The bovid subfamily Reduncinae or tribe Reduncini is composed of nine species of antelope, all of which dwell in marshes, floodplains, or other well-watered areas, including the waterbucks and reedbucks. These antelopes first appear in the fossil record 7.4 million years ago in Eurasia and 6.6 Mya in Africa.

==Taxonomy==
- Family Bovidae
  - Subfamily Reduncinae
    - Genus Kobus
      - Waterbuck, Kobus ellipsiprymnus
      - Kob, Kobus kob
      - Lechwe, Kobus leche
      - Nile lechwe, Kobus megaceros
      - Puku, Kobus vardonii
    - Genus Redunca
      - Southern reedbuck, Redunca arundinum
      - Mountain reedbuck, Redunca fulvorufula
      - Bohor reedbuck, Redunca redunca
    - Genus Pelea
      - Grey rhebok, Pelea capreolus
    - Genus †Menelikia
      - Menelikia leakeyi
      - Menelikia lyrocera
    - Genus †Procobus
      - Procobus brauneri
      - Procobus melania
    - Genus †Sivacobus (Late Pliocene to Late Pleistocene of the Indian subcontinent)
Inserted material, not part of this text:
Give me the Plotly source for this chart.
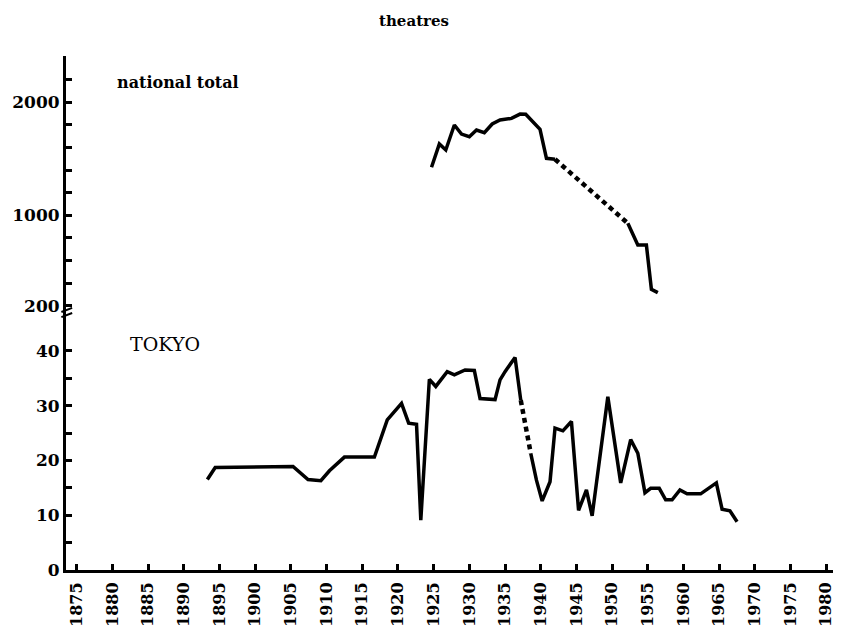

      - Sivacobus palaeindicus
      - Sivacobus patulicornis
      - Sivacobus sankaliai (Late Pleistocene)
    - Genus †Thaleroceros
      - Thaleroceros radiciformis
    - Genus †Zephyreduncinus
      - Zephyreduncinus oundagaisus

==Alternate classification==
- Adenota is an alternate genus or subgenus composed of the kob and puku.